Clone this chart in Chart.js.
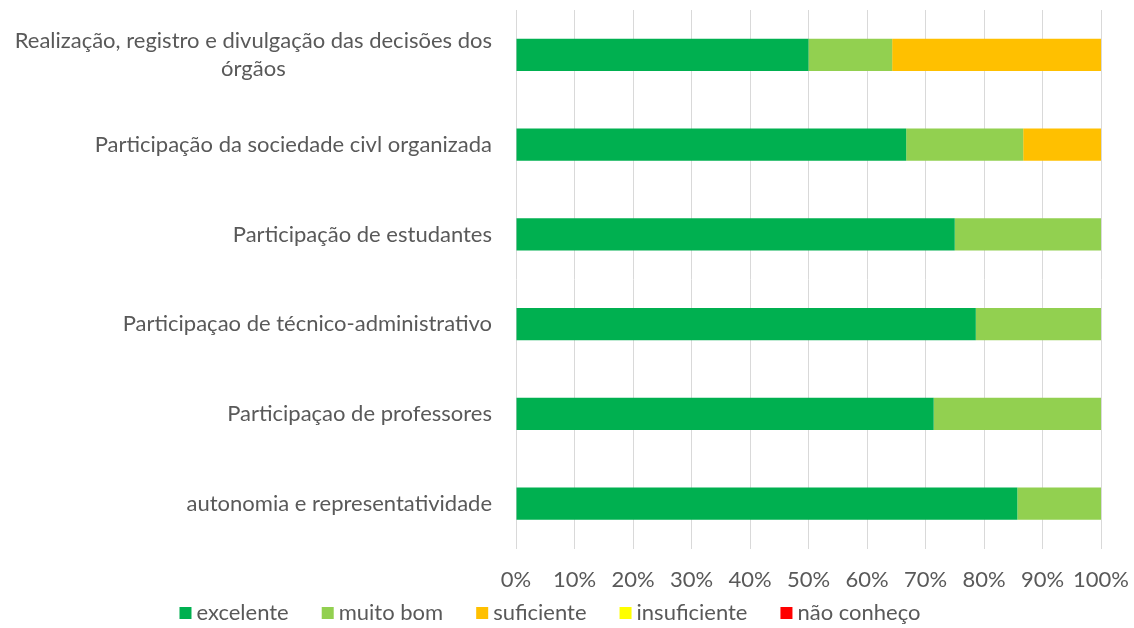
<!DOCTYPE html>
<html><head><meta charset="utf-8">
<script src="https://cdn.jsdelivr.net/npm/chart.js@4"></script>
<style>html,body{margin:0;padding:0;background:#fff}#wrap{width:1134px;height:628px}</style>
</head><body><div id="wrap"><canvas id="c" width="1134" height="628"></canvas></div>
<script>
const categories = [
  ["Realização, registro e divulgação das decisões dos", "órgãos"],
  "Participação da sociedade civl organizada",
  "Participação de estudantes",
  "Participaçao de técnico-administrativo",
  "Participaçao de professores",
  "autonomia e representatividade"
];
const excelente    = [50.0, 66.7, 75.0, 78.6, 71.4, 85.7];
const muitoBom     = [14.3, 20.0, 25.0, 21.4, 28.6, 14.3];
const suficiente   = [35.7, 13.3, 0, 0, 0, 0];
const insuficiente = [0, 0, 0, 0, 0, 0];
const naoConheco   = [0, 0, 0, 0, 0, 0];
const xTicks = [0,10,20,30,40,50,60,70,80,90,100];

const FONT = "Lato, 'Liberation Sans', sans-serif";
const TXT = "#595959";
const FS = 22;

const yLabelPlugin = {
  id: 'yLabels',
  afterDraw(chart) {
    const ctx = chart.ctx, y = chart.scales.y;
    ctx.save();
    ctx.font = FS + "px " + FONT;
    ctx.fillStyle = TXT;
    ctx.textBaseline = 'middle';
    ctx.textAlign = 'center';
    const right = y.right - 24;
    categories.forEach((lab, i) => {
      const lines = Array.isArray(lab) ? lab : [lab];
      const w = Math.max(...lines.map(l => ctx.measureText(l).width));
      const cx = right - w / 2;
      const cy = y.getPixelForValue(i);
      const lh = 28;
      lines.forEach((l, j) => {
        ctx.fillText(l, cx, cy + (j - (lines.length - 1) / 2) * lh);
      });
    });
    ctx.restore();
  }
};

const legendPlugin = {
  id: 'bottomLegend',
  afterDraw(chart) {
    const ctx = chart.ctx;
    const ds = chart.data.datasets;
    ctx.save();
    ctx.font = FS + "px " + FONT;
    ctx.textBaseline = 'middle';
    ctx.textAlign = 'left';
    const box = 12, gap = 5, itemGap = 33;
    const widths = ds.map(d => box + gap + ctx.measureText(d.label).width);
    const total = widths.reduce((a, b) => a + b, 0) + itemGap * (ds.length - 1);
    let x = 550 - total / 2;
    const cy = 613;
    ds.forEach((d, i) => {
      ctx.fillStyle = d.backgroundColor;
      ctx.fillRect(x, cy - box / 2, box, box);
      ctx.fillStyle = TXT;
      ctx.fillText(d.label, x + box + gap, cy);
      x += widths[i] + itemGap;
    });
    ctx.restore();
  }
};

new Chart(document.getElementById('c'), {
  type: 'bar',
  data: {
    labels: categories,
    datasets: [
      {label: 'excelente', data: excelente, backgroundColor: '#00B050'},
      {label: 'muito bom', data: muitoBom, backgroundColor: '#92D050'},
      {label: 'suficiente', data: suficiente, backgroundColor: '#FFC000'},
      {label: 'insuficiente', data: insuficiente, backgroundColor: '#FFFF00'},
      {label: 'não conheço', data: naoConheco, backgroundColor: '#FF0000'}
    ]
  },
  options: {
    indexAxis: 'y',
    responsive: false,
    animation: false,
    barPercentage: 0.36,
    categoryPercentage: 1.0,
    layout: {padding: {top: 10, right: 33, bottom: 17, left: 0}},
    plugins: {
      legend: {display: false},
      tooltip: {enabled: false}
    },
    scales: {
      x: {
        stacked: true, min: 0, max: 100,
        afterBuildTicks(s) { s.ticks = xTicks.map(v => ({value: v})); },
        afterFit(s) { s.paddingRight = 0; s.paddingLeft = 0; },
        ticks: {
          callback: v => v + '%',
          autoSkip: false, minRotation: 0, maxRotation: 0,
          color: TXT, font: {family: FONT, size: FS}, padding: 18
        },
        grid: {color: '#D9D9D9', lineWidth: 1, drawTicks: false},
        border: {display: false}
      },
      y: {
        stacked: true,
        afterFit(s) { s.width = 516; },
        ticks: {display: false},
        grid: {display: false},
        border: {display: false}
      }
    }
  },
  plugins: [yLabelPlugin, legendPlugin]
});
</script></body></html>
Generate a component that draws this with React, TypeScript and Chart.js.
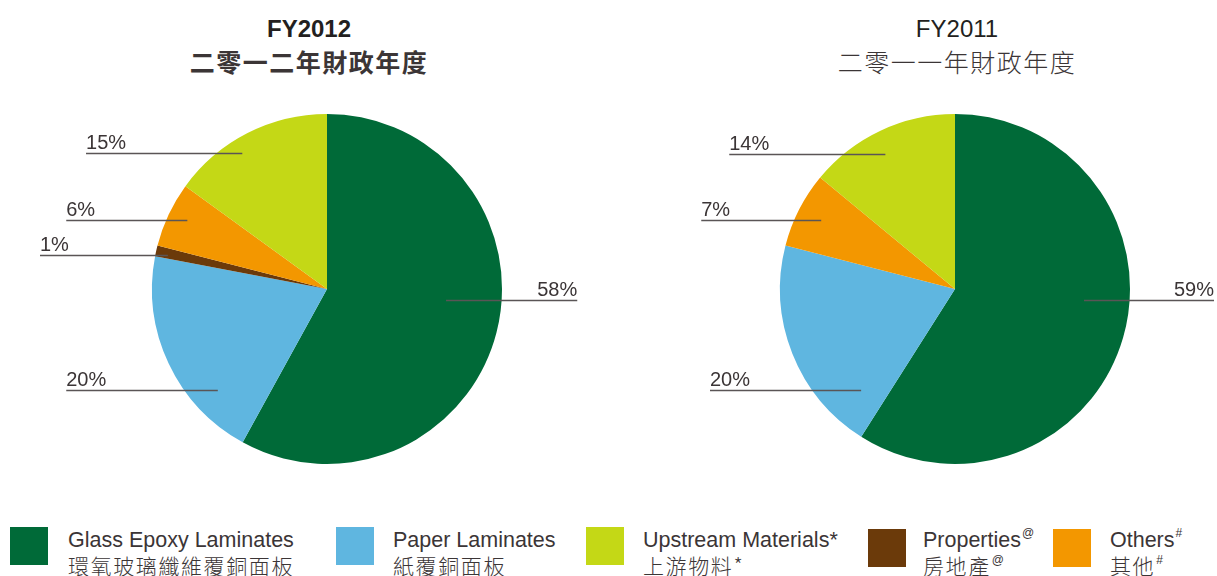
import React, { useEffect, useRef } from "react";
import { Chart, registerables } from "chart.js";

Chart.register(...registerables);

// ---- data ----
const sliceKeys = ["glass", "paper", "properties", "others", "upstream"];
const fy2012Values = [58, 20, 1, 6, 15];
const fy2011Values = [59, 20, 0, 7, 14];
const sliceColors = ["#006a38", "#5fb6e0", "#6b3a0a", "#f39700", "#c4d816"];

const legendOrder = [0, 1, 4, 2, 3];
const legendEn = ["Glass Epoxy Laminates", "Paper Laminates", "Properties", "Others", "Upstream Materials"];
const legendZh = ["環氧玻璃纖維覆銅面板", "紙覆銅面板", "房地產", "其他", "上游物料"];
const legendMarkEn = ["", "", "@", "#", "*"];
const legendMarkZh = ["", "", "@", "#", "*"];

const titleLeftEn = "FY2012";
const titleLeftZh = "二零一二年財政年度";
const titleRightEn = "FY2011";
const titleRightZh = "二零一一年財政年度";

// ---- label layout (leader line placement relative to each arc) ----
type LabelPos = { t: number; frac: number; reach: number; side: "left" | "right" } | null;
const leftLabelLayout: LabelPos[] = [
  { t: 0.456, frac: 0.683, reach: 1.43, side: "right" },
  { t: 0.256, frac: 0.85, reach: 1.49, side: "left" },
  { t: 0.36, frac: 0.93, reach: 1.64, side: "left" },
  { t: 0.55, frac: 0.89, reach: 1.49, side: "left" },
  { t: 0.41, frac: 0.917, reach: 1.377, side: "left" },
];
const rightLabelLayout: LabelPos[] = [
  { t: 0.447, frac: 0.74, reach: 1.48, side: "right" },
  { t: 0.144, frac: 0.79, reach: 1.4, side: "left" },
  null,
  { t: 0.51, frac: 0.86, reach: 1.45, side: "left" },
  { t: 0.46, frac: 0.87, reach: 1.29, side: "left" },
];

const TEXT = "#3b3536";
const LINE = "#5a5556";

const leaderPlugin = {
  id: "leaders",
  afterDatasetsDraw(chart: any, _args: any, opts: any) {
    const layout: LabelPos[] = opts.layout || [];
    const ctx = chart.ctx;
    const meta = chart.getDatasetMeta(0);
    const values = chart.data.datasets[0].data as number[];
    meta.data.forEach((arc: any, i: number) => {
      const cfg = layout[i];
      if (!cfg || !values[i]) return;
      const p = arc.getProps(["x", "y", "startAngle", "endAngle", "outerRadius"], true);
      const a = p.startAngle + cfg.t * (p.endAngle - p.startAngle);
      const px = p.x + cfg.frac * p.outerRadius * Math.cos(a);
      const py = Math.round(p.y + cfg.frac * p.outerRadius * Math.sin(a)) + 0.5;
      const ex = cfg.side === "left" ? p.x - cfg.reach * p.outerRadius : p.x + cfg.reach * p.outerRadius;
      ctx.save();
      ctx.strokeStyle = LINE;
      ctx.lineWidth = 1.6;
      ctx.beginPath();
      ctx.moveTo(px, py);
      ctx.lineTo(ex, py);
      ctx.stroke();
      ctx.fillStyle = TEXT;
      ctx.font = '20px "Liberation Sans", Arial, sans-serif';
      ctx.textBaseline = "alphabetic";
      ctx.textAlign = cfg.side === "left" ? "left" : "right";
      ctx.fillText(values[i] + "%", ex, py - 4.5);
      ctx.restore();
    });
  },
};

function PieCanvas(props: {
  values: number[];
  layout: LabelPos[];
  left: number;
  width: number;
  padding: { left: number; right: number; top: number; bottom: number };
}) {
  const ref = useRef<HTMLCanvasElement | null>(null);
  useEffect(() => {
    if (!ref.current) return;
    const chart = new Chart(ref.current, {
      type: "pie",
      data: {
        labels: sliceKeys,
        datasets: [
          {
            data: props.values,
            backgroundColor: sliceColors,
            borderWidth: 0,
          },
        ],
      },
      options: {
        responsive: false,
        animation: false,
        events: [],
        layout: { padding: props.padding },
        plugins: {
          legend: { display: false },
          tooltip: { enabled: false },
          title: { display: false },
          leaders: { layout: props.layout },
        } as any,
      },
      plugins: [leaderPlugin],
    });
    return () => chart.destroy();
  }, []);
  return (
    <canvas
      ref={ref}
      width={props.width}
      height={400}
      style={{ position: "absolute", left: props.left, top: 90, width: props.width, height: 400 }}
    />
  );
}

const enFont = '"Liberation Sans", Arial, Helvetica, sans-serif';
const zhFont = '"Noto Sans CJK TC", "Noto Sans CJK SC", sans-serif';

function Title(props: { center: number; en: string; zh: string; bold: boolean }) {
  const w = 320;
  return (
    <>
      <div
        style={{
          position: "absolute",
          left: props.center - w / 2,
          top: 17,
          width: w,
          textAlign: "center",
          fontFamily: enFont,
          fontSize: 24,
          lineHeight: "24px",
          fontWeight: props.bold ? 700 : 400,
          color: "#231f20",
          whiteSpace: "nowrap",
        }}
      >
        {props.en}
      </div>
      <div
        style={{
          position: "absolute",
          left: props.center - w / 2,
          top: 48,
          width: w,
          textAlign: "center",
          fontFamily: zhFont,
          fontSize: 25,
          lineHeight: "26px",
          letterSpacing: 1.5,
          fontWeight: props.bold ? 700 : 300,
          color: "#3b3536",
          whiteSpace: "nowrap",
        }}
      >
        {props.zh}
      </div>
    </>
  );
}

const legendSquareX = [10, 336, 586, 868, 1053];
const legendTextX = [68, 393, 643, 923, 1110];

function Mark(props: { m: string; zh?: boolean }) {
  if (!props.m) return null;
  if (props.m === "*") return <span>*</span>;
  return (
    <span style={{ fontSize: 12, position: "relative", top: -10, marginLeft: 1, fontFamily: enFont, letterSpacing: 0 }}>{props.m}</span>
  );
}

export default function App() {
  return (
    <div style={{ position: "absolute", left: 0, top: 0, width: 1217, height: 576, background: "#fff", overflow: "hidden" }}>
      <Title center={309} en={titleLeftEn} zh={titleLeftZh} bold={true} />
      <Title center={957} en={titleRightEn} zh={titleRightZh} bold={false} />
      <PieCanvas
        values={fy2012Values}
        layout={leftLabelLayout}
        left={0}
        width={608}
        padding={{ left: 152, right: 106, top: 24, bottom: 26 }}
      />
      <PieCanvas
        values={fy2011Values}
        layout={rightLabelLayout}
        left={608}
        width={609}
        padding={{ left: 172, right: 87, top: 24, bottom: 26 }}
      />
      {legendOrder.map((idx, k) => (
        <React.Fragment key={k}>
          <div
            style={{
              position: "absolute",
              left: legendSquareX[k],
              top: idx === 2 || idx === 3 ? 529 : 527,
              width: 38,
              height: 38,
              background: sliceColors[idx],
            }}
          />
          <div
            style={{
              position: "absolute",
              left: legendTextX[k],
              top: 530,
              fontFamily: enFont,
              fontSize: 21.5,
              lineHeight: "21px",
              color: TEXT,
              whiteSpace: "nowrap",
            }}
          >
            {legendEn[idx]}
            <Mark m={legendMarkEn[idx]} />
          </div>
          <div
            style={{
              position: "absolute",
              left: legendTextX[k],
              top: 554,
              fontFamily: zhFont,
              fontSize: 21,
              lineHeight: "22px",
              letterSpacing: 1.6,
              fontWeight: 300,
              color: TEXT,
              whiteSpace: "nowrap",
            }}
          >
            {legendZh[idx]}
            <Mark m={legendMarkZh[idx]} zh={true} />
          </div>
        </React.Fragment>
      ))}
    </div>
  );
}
******************************
Goal:
Copy out the lines that hold "this".

Task output:
Clone this chart in Chart.js.
Generate a component that draws this with React, TypeScript and Chart.js.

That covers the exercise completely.